A Plane Idea: Make the Airlines Suffer

Fortune issue: July 10, 2000

First Principles

A Plane Idea: Make the Airlines Suffer

By N. Gregory Mankiw

The public seems to view the latest wave of airline consolidation with skepticism. Rightly so. Airlines are hardly the economy's most loved industry, and with fewer players, there are reasons to think service will suffer while ticket prices rise. But I've figured out a solution that would cut back on delayed flights, missed connections, and lost business opportunities: Make the airlines suffer rather than the passengers.

This epiphany came to me as I traveled with my wife and three small kids to a few days of rest in Jamaica. Our flight was delayed with mechanical problems, delayed again, and again, and then canceled. In the end, American Airlines delivered us to Jamaica 24 hours later than scheduled. "It's unfair," my 8-year-old daughter told me. "They should keep an extra plane around in case the first one breaks." Finally! A chance to teach my daughter some basics in economics. As we waited in an airport, I played economist-father, explaining costs and benefits to my daughter. Yes, I said, an extra plane would save us this inconvenience, but extra planes are expensive. Perhaps, when everything is added up, the benefit did not justify the cost.

But then it hit me: No one has any incentive to do this calculation. My family and I were painfully aware of the cost of the delay, but we couldn't do much about it. The airline can reduce delays by keeping more extra parts, mechanics, and planes, but why should it? It bears only a small fraction of the delay's cost. In our case, it picked up the tab for a night at an airport hotel, but an American representative told us the airline wouldn't pay for the lost day at the prepaid Jamaican resort. I didn't even ask about the biggest cost - lost vacation time.

One big principle of economics is that incentives matter. This means that people should bear the costs of their actions. If the EPA doesn't fine a paper mill for emitting too much pollution, the mill will do as it pleases. If airlines don't bear the full cost of travel delays, they experience too many. Put simply, airlines aren't sufficiently motivated to make sure travelers arrive as scheduled. The solution? Make them pay. Economists say we should clean up the environment by taxing polluters. We can fix the airline industry by forcing it to compensate travelers for delays.

Here's how it would work: The FAA would estimate the value of time for the typical traveler - say, $20 per hour. Then whenever a flight arrives late, the airline would pay passengers for their time as they got off the plane. A family of five arriving 24 hours late, for instance, would be handed a check for $2,400.

This plan would raise the price of air travel, as airlines passed on higher costs to consumers. Yet the hike would be offset by the automatic travel insurance that would come with each ticket. More important, carriers would be motivated to be more responsible. If an airline took precautions to avoid delays - if it kept an extra plane handy, as my daughter suggested - it would reap the benefit of lower late fees and gain passenger goodwill. Airline executives would have an incentive to do the rational cost-benefit calculation that someone somewhere should be doing but that no one under the current system does.

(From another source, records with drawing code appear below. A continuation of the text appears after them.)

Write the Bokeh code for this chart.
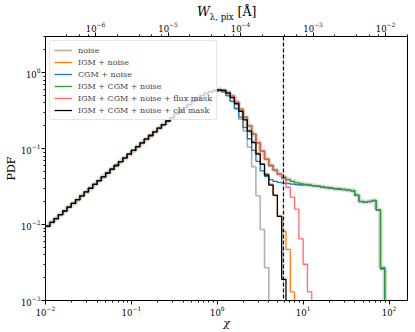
import numpy as np
from bokeh.plotting import figure
from bokeh.layouts import column
from bokeh.models import Range1d, LogScale, LogAxis, Span, Legend, LegendItem, Div
from bokeh.embed import file_html
from bokeh.resources import INLINE

# ---------------- data ----------------
bin_start_dex = -2.0      # first bin edge, log10(chi)
bin_width_dex = 0.05      # bin width in dex
chi_cut = 5.9             # dashed line (chi mask threshold)
x_lo, x_hi = 0.01, 164.0
y_lo, y_hi = 1e-3, 3.0
w_lo, w_hi = 2.04e-7, 2.01e-2   # top axis W_lambda,pix range [A]
floor = 1e-6

# shared rising part (bins k = 0 .. 33)
rise = [0.0095, 0.0107, 0.0120, 0.0135, 0.0151, 0.0170, 0.0190, 0.0213, 0.0239, 0.0269,
        0.0301, 0.0338, 0.0379, 0.0426, 0.0478, 0.0535, 0.0600, 0.0673, 0.0755, 0.0846,
        0.0948, 0.1063, 0.1190, 0.1331, 0.1490, 0.1666, 0.1860, 0.2075, 0.2312, 0.2570,
        0.2850, 0.3152, 0.3473, 0.3808]

peak_igm = [0.42, 0.46, 0.50, 0.535, 0.565, 0.585, 0.595, 0.585]
peak_cgm = [0.42, 0.46, 0.50, 0.53, 0.555, 0.57, 0.575, 0.56]

noise_tail = [0.50, 0.42, 0.33, 0.245, 0.17, 0.105, 0.058, 0.024, 0.0086, 0.0027]
igm_tail = [0.545, 0.48, 0.40, 0.32, 0.245, 0.175, 0.125, 0.088, 0.064, 0.047, 0.034,
            0.024, 0.013, 0.0082, 0.0047, 0.0013]
cgm_tail = [0.50, 0.42, 0.34, 0.26, 0.19, 0.135, 0.095, 0.068, 0.051, 0.043, 0.039, 0.037,
            0.036, 0.0352, 0.0346, 0.034, 0.0336, 0.0332,
            0.0334, 0.0329, 0.0323, 0.0318, 0.0312, 0.0306, 0.0301, 0.0296, 0.0292, 0.0288,
            0.0284, 0.0278, 0.0243, 0.0200, 0.0196, 0.0200, 0.0206, 0.0155, 0.0026]
both_tail = [0.55, 0.49, 0.41, 0.33, 0.26, 0.20, 0.155, 0.12, 0.093, 0.073, 0.06, 0.052,
             0.046, 0.042, 0.039, 0.037, 0.0355, 0.0345,
             0.0338, 0.0332, 0.0326, 0.0320, 0.0314, 0.0308, 0.0303, 0.0298, 0.0294, 0.0290,
             0.0286, 0.0280, 0.0245, 0.0202, 0.0198, 0.0202, 0.0208, 0.0157, 0.0027]
flux_tail = [0.55, 0.49, 0.41, 0.33, 0.26, 0.20, 0.155, 0.12, 0.093, 0.073, 0.06, 0.052,
             0.046, 0.040, 0.031, 0.023, 0.016, 0.0065, 0.003, 0.0013]
chi_tail = [0.54, 0.47, 0.39, 0.31, 0.24, 0.17, 0.12, 0.085, 0.062, 0.045, 0.033, 0.0245,
            0.0128, 0.0019]

labels = ["noise", "IGM + noise", "CGM + noise", "IGM + CGM + noise",
          "IGM + CGM + noise + flux mask", "IGM + CGM + noise + chi mask"]
colors = ["#a8a8a8", "#ff7f0e", "#1f77b4", "#2ca02c", "#ff4d4d", "#000000"]

series = [rise + peak_cgm + noise_tail + [floor],
          rise + peak_igm + igm_tail + [floor],
          rise + peak_cgm + cgm_tail + [floor],
          rise + peak_igm + both_tail + [floor],
          rise + peak_igm + flux_tail + [floor],
          rise + peak_igm + chi_tail + [floor]]

# ---------------- figure ----------------
FONT = "DejaVu Serif"
p = figure(width=412, height=332, x_axis_type="log", y_axis_type="log",
           x_range=Range1d(x_lo, x_hi), y_range=Range1d(y_lo, y_hi),
           output_backend="svg", toolbar_location=None,
           min_border_left=45, min_border_right=5, min_border_top=36, min_border_bottom=0)
p.xgrid.visible = False
p.ygrid.visible = False
p.outline_line_color = "black"
p.outline_line_width = 1
p.background_fill_color = "white"
p.border_fill_alpha = 0.0

p.extra_x_ranges = {"W": Range1d(w_lo, w_hi)}
p.extra_x_scales = {"W": LogScale()}
top = LogAxis(x_range_name="W")
p.add_layout(top, "above")

bottom = p.below[0]
left = p.left[0]
bottom.axis_label = "χ"
bottom.axis_label_text_font_style = "italic"
left.axis_label = "PDF"
left.axis_label_text_font_style = "normal"

for ax in [bottom, left, top]:
    ax.major_tick_out = 4
    ax.major_tick_in = 0
    ax.minor_tick_out = 2
    ax.minor_tick_in = 0
    ax.axis_line_color = "black"
    ax.major_tick_line_color = "black"
    ax.minor_tick_line_color = "black"
    ax.major_label_text_font = FONT
    ax.major_label_text_font_size = "8.5px"
    ax.major_label_text_color = "black"
    ax.major_label_standoff = 1
    ax.axis_label_text_font = FONT
    ax.axis_label_text_font_size = "11px"
    ax.axis_label_text_color = "black"
    ax.axis_label_standoff = 0
bottom.axis_label_standoff = -2

# thick gray halo under the IGM + CGM + noise curve
n = len(series[3])
edges = 10 ** (bin_start_dex + bin_width_dex * np.arange(n))
p.step(edges, series[3], mode="after", line_color="#999999", line_alpha=0.4, line_width=4.5)

items = []
widths = [1.6, 1.3, 1.3, 1.3, 1.3, 1.3]
alphas = [0.9, 1.0, 1.0, 1.0, 0.85, 1.0]
for lab, col, vals, lw, la in zip(labels, colors, series, widths, alphas):
    x = 10 ** (bin_start_dex + bin_width_dex * np.arange(len(vals)))
    r = p.step(x, vals, mode="after", line_color=col, line_width=lw, line_alpha=la)
    items.append(LegendItem(label=lab, renderers=[r]))

p.add_layout(Span(location=chi_cut, dimension="height", line_color="black",
                  line_dash="4 2", line_width=1.2))

legend = Legend(items=items, location="top_left")
legend.label_text_font = FONT
legend.label_text_font_size = "8px"
legend.label_height = 10
legend.glyph_height = 10
legend.glyph_width = 18
legend.spacing = 2
legend.padding = 4
legend.margin = 4
legend.label_standoff = 6
legend.border_line_color = "#cccccc"
legend.border_line_width = 1
legend.border_radius = 3
legend.background_fill_alpha = 0.8
p.add_layout(legend)

# top axis title  W_{lambda, pix} [Å]
title = Div(text='<i>W</i><sub style="font-size:8.5px">λ, pix</sub> [Å]',
            width=412, height=20, margin=(0, 0, -20, 0),
            styles={"font-family": "DejaVu Serif", "font-size": "12.5px",
                    "line-height": "12px", "padding-left": "197px", "padding-top": "6px",
                    "color": "black"})

layout = column(title, p, spacing=0)
open("out.html", "w").write(file_html(layout, INLINE))
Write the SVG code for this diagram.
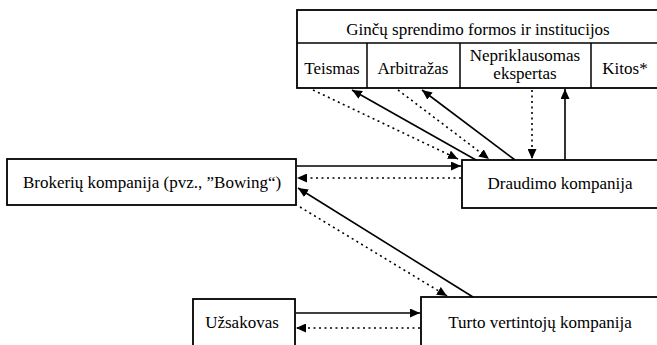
<svg xmlns="http://www.w3.org/2000/svg" width="657" height="345" viewBox="0 0 657 345">
<defs>
<marker id="ah" markerUnits="userSpaceOnUse" markerWidth="10" markerHeight="9" refX="10" refY="4.5" orient="auto" viewBox="0 0 10 9">
<path d="M0,0 L10,4.5 L0,9 z" fill="#000"/>
</marker>
<style>
.box{fill:#fff;stroke:#000;stroke-width:1.8}
.ln{fill:none;stroke:#000;stroke-width:1.5}
.sol{fill:none;stroke:#000;stroke-width:1.6;marker-end:url(#ah)}
.dot{fill:none;stroke:#000;stroke-width:1.6;stroke-dasharray:2 3.5;marker-end:url(#ah)}
.t{font-family:"Liberation Serif","Times New Roman",Times,"DejaVu Serif","Noto Serif",serif;font-size:17px;fill:#000;text-anchor:middle}
</style>
</defs>
<rect width="657" height="345" fill="#fff"/>
<g id="institutions">
<rect class="box" x="297" y="10" width="370" height="78"/>
<line class="ln" x1="297" y1="43" x2="657" y2="43"/>
<line class="ln" x1="367" y1="43" x2="367" y2="88"/>
<line class="ln" x1="460" y1="43" x2="460" y2="88"/>
<line class="ln" x1="591" y1="43" x2="591" y2="88"/>
<text class="t" x="478" y="35">Ginčų sprendimo formos ir institucijos</text>
</g>
<g id="teismas"><text class="t" x="332" y="74">Teismas</text></g>
<g id="arbitrazas"><text class="t" x="413" y="74">Arbitražas</text></g>
<g id="nepriklausomas"><text class="t" x="525" y="61">Nepriklausomas</text><text class="t" x="525" y="79">ekspertas</text></g>
<g id="kitos"><text class="t" x="625" y="74">Kitos*</text></g>
<g id="brokeriu">
<rect class="box" x="7" y="159" width="289" height="46"/>
<text class="t" x="152" y="188">Brokerių kompanija (pvz., ”Bowing“)</text>
</g>
<g id="draudimo">
<rect class="box" x="462" y="160" width="210" height="48"/>
<text class="t" x="560" y="189">Draudimo kompanija</text>
</g>
<g id="uzsakovas">
<rect class="box" x="193" y="299" width="102" height="60"/>
<text class="t" x="242" y="328">Užsakovas</text>
</g>
<g id="turto">
<rect class="box" x="421" y="297" width="250" height="60"/>
<text class="t" x="540" y="328">Turto vertintojų kompanija</text>
</g>
<g id="connectors">
<path class="dot" d="M313,90 L458,159"/>
<path class="sol" d="M476,160 L352,90"/>
<path class="dot" d="M398,90 L489,159"/>
<path class="sol" d="M515,160 L422,90"/>
<path class="dot" d="M532,90 L532,159"/>
<path class="sol" d="M565,160 L565,89"/>
<path class="sol" d="M297,166 L461,166"/>
<path class="dot" d="M461,178 L297,178"/>
<path class="sol" d="M473,297 L298,188"/>
<path class="dot" d="M300,207 L447,296"/>
<path class="sol" d="M296,313 L420,313"/>
<path class="dot" d="M420,328 L296,328"/>
</g>
</svg>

A lawyer might call these late fees "liquidated damages" for the airline's breach of contract. Such clauses are common in contracts for commercial construction, which often penalize contractors for delays. No one could individually negotiate this type of deal, but a public-spirited FAA could require it on behalf of all consumers.

Of course, there is another solution to the problem of flight delays. My family and I are spending our next vacation in Nantucket - and this time we're taking the ferry.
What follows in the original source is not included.